Perhaps because space was limited, the Times account missed one of the sections of the bill I find most emblematic: It would oblige larger online platforms to keep public logs of ads on political topics. When my own state of Maryland actually tried to enact such a law, the federal courts proceeded without hesitation to strike it down. Judge J. Harvie Wilkinson’s opinion for the Fourth Circuit called it “a content‐​based law that targets political speech and compels newspapers, among other platforms, to carry certain messages on their websites. In other words, Maryland’s law is a compendium of traditional First Amendment infirmities.”

To put it differently — I’ve made this point before, but am never going to tire of making it — the bill’s sponsors aren’t willing to drop parts of their bill that courts have already declared unconstitutional.
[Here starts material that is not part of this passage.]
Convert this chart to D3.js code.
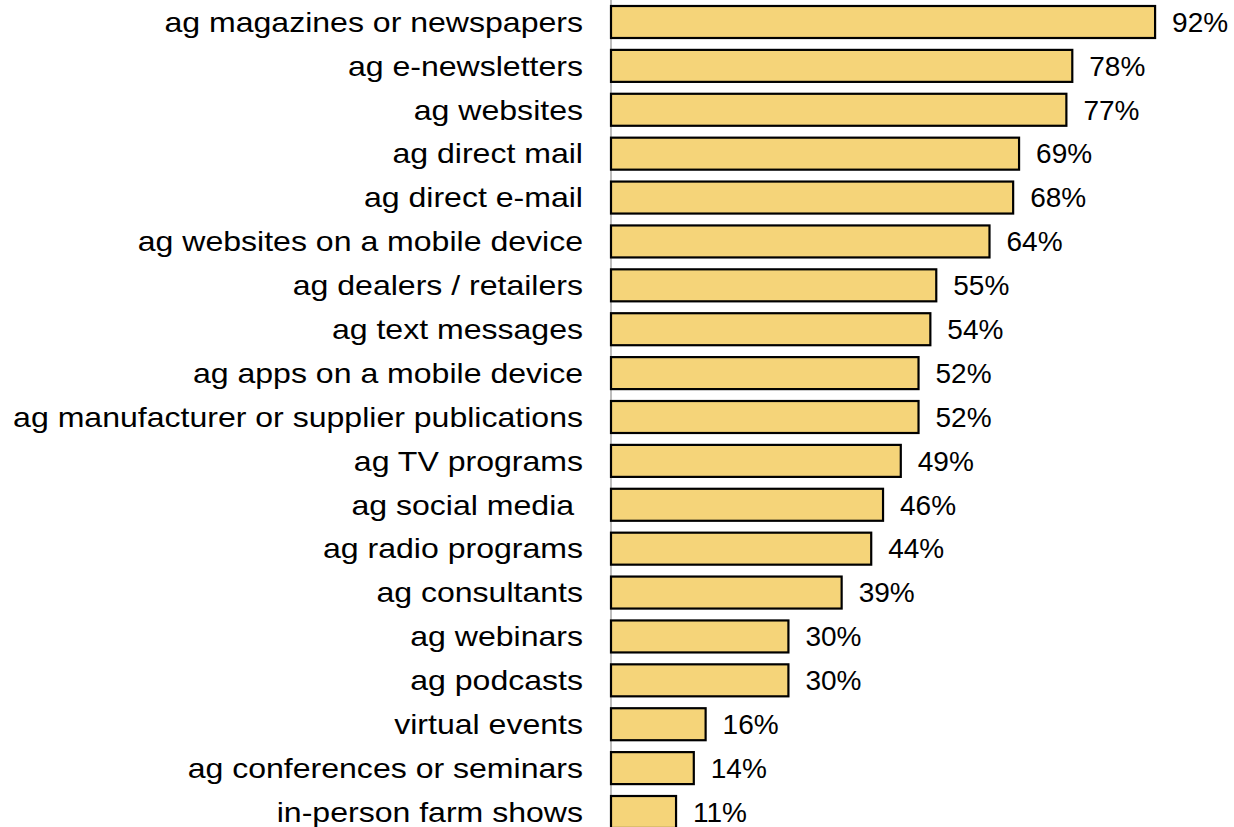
<!DOCTYPE html>
<html>
<head>
<meta charset="utf-8">
<script src="https://cdn.jsdelivr.net/npm/d3@7"></script>
<style>
  html, body { margin: 0; padding: 0; background: #fff; }
  svg { display: block; }
  text { font-family: "Liberation Sans", Arial, sans-serif; fill: #000; white-space: pre; }
</style>
</head>
<body>
<svg id="chart" width="1234" height="827"></svg>
<script>
// Share of respondents using each ag information source
const categories = [
  "ag magazines or newspapers",
  "ag e-newsletters",
  "ag websites",
  "ag direct mail",
  "ag direct e-mail",
  "ag websites on a mobile device",
  "ag dealers / retailers",
  "ag text messages",
  "ag apps on a mobile device",
  "ag manufacturer or supplier publications",
  "ag TV programs",
  "ag social media ",
  "ag radio programs",
  "ag consultants",
  "ag webinars",
  "ag podcasts",
  "virtual events",
  "ag conferences or seminars",
  "in-person farm shows"
];
const values = [92, 78, 77, 69, 68, 64, 55, 54, 52, 52, 49, 46, 44, 39, 30, 30, 16, 14, 11];
const valueLabels = values.map(v => v + "%");

const data = categories.map((c, i) => ({ category: c, value: values[i], label: valueLabels[i] }));

const svg = d3.select("#chart");
const axisX = 611;

const x = d3.scaleLinear().domain([0, 100]).range([axisX, axisX + 591.4]);
const y = d3.scaleBand()
  .domain(categories)
  .range([6, 828])
  .paddingInner(0.271)
  .paddingOuter(0);

// vertical category axis line
svg.append("line")
  .attr("x1", axisX).attr("x2", axisX)
  .attr("y1", 0).attr("y2", 827)
  .attr("stroke", "#a6a6a6")
  .attr("stroke-width", 1.5);

// bars
svg.selectAll("rect.bar")
  .data(data)
  .join("rect")
  .attr("class", "bar")
  .attr("x", x(0))
  .attr("y", d => y(d.category))
  .attr("width", d => x(d.value) - x(0))
  .attr("height", y.bandwidth())
  .attr("fill", "#F5D479")
  .attr("stroke", "#000")
  .attr("stroke-width", 2.2);

// category labels (set slightly wide)
svg.selectAll("text.cat")
  .data(data)
  .join("text")
  .attr("class", "cat")
  .attr("transform", d => `translate(583,${y(d.category) + y.bandwidth() / 2}) scale(1.145,1)`)
  .attr("dy", "0.35em")
  .attr("text-anchor", "end")
  .style("font-size", "28px")
  .text(d => d.category);

// value labels
svg.selectAll("text.val")
  .data(data)
  .join("text")
  .attr("class", "val")
  .attr("x", d => x(d.value) + 17)
  .attr("y", d => y(d.category) + y.bandwidth() / 2)
  .attr("dy", "0.35em")
  .style("font-size", "28px")
  .text(d => d.label);
</script>
</body>
</html>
Members of Congress take an oath that requires them to “support and defend” the Constitution. It seems inconsistent with that obligation to vote for a bill with flagrantly unconstitutional sections — even if, as backers of the bill keep assuring the Times, it does contain quite a few other provisions that courts would be okay with. I suppose a few members will come back with the claim that they’ve thought through each of the ways the current state of constitutional law would trip up the bill as written, and after sincere reflection have decided they disagree with current precedent on every one of them.

But most members wouldn’t be fooling anybody if they said something like that. In most cases, they don’t try to think through the constitutionality of what they’re doing at all. They treat it instead as a game: Their team gets to take as many shots at the adversary as it can, and the courts as goalies then block what shots they can.

It’s no way to treat a Constitution.